[start Source material]

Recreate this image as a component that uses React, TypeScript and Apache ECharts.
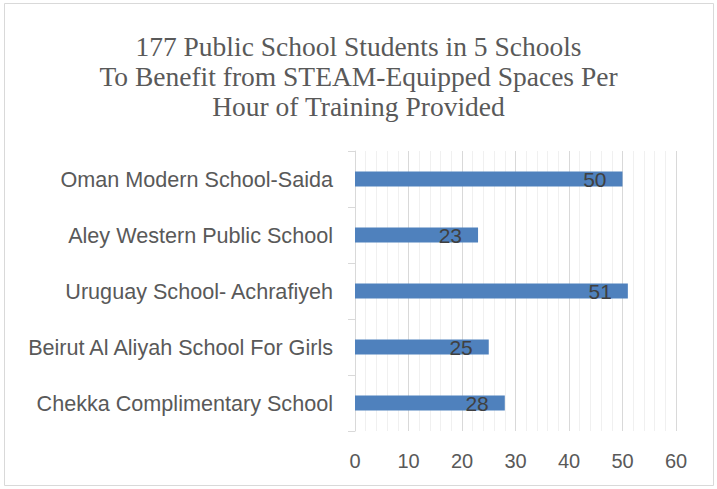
import React, { useEffect, useRef } from "react";
import * as echarts from "echarts";

const titleLines = [
  "177 Public School Students in 5 Schools",
  "To Benefit from STEAM-Equipped Spaces Per",
  "Hour of Training Provided",
];
const schools = [
  "Chekka Complimentary School",
  "Beirut Al Aliyah School For Girls",
  "Uruguay School- Achrafiyeh",
  "Aley Western Public School",
  "Oman Modern School-Saida",
];
const values = [28, 25, 51, 23, 50];
const axisMin = 0;
const axisMax = 60;
const axisStep = 10;

export default function App() {
  const ref = useRef<HTMLDivElement>(null);
  useEffect(() => {
    if (!ref.current) return;
    const chart = echarts.init(ref.current, null, { renderer: "svg" });
    chart.setOption({
      animation: false,
      backgroundColor: "#ffffff",
      title: {
        text: titleLines.join("\n"),
        left: "center",
        top: 26,
        textStyle: {
          fontFamily: "Liberation Serif",
          fontWeight: "normal",
          fontSize: 27.5,
          lineHeight: 30,
          color: "#595959",
        },
      },
      graphic: [
        {
          type: "rect",
          shape: { x: 4.5, y: 3.5, width: 709, height: 482 },
          style: { fill: "none", stroke: "#d9d9d9", lineWidth: 1 },
          silent: true,
        },
      ],
      grid: { left: 355, right: 41, top: 151, bottom: 58, containLabel: false },
      xAxis: {
        type: "value",
        min: axisMin,
        max: axisMax,
        interval: axisStep,
        axisLine: { show: false },
        axisTick: { show: false },
        axisLabel: {
          color: "#595959",
          fontFamily: "Liberation Sans",
          fontSize: 20,
          margin: 20,
        },
        splitLine: { show: true, lineStyle: { color: "#d9d9d9", width: 1 } },
        minorTick: { show: false, splitNumber: 5 },
        minorSplitLine: { show: true, lineStyle: { color: "#f0f0f0", width: 1 } },
      },
      yAxis: {
        type: "category",
        data: schools,
        axisLine: { show: true, lineStyle: { color: "#d9d9d9", width: 1 } },
        axisTick: { show: true, length: 7, lineStyle: { color: "#d9d9d9" } },
        axisLabel: {
          color: "#595959",
          fontFamily: "Liberation Sans",
          fontSize: 21.6,
          margin: 22,
        },
      },
      series: [
        {
          type: "bar",
          data: values,
          barWidth: 15,
          itemStyle: { color: "#4f81bd" },
          label: {
            show: true,
            position: "insideRight",
            distance: 16,
            color: "#404040",
            fontFamily: "Liberation Sans",
            fontSize: 21,
          },
        },
      ],
    });
    return () => chart.dispose();
  }, []);
  return (
    <div
      ref={ref}
      style={{ position: "fixed", left: 0, top: 0, width: 717, height: 489 }}
    />
  );
}
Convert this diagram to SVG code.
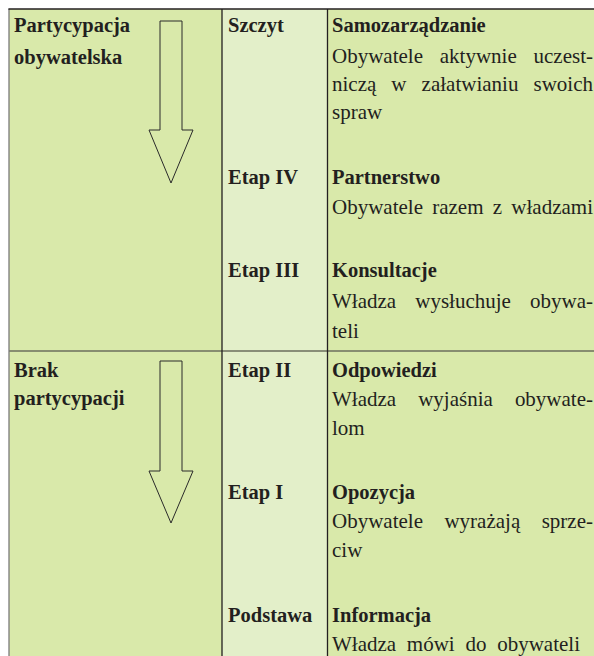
<svg xmlns="http://www.w3.org/2000/svg" width="594" height="656" viewBox="0 0 594 656">
<style>
.b{font-family:"Liberation Serif","Times New Roman",serif;font-weight:bold;font-size:20.5px;fill:#231f20}
.r{font-family:"Liberation Serif","Times New Roman",serif;font-size:21px;fill:#231f20}
.arrow{fill:none;stroke:#2a2a2a;stroke-width:1}
.grid{stroke:#231f20;stroke-width:1.3;fill:none}
</style>
<rect x="0" y="0" width="594" height="656" fill="#ffffff"/>
<g id="table">
<rect x="9" y="9" width="213" height="647" fill="#d9e9aa"/>
<rect x="222" y="9" width="105.5" height="647" fill="#e3efc9"/>
<rect x="327.5" y="9" width="266.5" height="647" fill="#d9e9aa"/>
<line x1="9" y1="351" x2="594" y2="351" stroke="#6b6e5c" stroke-width="1.6"/>
<line x1="9" y1="9" x2="9" y2="656" stroke="#7a7a7a" stroke-width="1.3"/>
<line class="grid" x1="8.4" y1="9" x2="594" y2="9"/>
<line class="grid" x1="222" y1="9" x2="222" y2="656"/>
<line class="grid" x1="327.5" y1="9" x2="327.5" y2="656"/>
</g>
<g id="group-participation">
<text class="b" x="14" y="32">Partycypacja</text>
<text class="b" x="14" y="64">obywatelska</text>
</g>
<g id="group-no-participation">
<text class="b" x="14" y="377">Brak</text>
<text class="b" x="14" y="405">partycypacji</text>
</g>
<g id="connectors">
<polygon class="arrow" points="160,21 182,21 182,130 193,130 171,183 149,130 160,130"/>
<polygon class="arrow" points="160,361 182,361 182,471 193,471 171,523 149,471 160,471"/>
</g>
<g id="stage-szczyt">
<text class="b" x="228" y="32">Szczyt</text>
<text class="b" x="332" y="32">Samozarządzanie</text>
<text class="r" x="332" y="63" word-spacing="11.5" textLength="261" lengthAdjust="spacing">Obywatele aktywnie uczest-</text>
<text class="r" x="332" y="91" word-spacing="9.8" textLength="261" lengthAdjust="spacing">niczą w załatwianiu swoich</text>
<text class="r" x="332" y="119">spraw</text>
</g>
<g id="stage-etap-iv">
<text class="b" x="228" y="184">Etap IV</text>
<text class="b" x="332" y="184">Partnerstwo</text>
<text class="r" x="332" y="214" word-spacing="4" textLength="261" lengthAdjust="spacing">Obywatele razem z władzami</text>
</g>
<g id="stage-etap-iii">
<text class="b" x="228" y="277">Etap III</text>
<text class="b" x="332" y="277">Konsultacje</text>
<text class="r" x="332" y="308" word-spacing="13.9" textLength="261" lengthAdjust="spacing">Władza wysłuchuje obywa-</text>
<text class="r" x="332" y="338">teli</text>
</g>
<g id="stage-etap-ii">
<text class="b" x="228" y="377">Etap II</text>
<text class="b" x="332" y="377">Odpowiedzi</text>
<text class="r" x="332" y="406" word-spacing="16.8" textLength="261" lengthAdjust="spacing">Władza wyjaśnia obywate-</text>
<text class="r" x="332" y="435">lom</text>
</g>
<g id="stage-etap-i">
<text class="b" x="228" y="499">Etap I</text>
<text class="b" x="332" y="499">Opozycja</text>
<text class="r" x="332" y="528" word-spacing="16.2" textLength="261" lengthAdjust="spacing">Obywatele wyrażają sprze-</text>
<text class="r" x="332" y="557">ciw</text>
</g>
<g id="stage-podstawa">
<text class="b" x="228" y="622">Podstawa</text>
<text class="b" x="332" y="622">Informacja</text>
<text class="r" x="332" y="651" word-spacing="5.5" textLength="248" lengthAdjust="spacing">Władza mówi do obywateli</text>
</g>
</svg>
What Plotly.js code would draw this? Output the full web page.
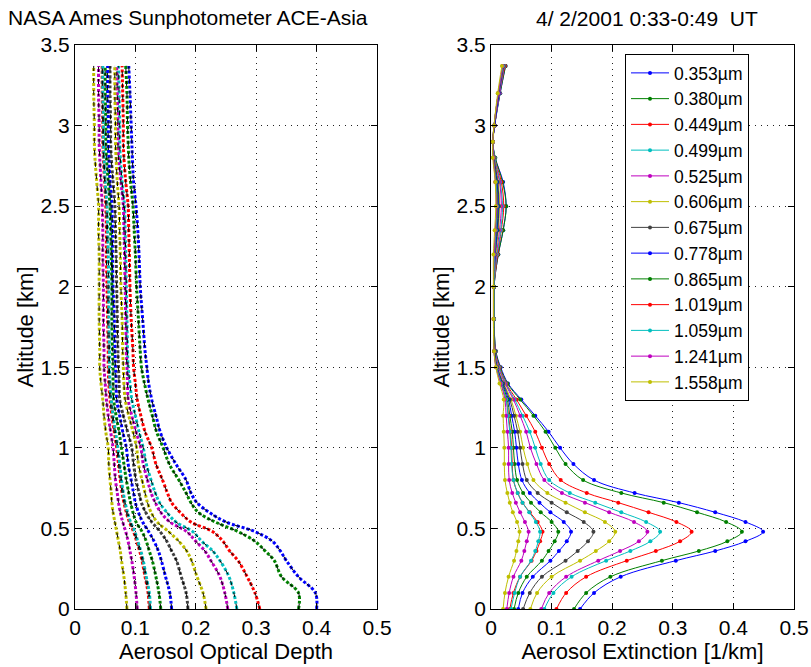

[end Source material]

** Problem to work on **
Select the lines that carry the string "this" and copy them.

** Output of the exercise **
Recreate this image as a component that uses React, TypeScript and Apache ECharts.
Convert this diagram to SVG code.
What Plotly.js code would draw this? Output the full web page.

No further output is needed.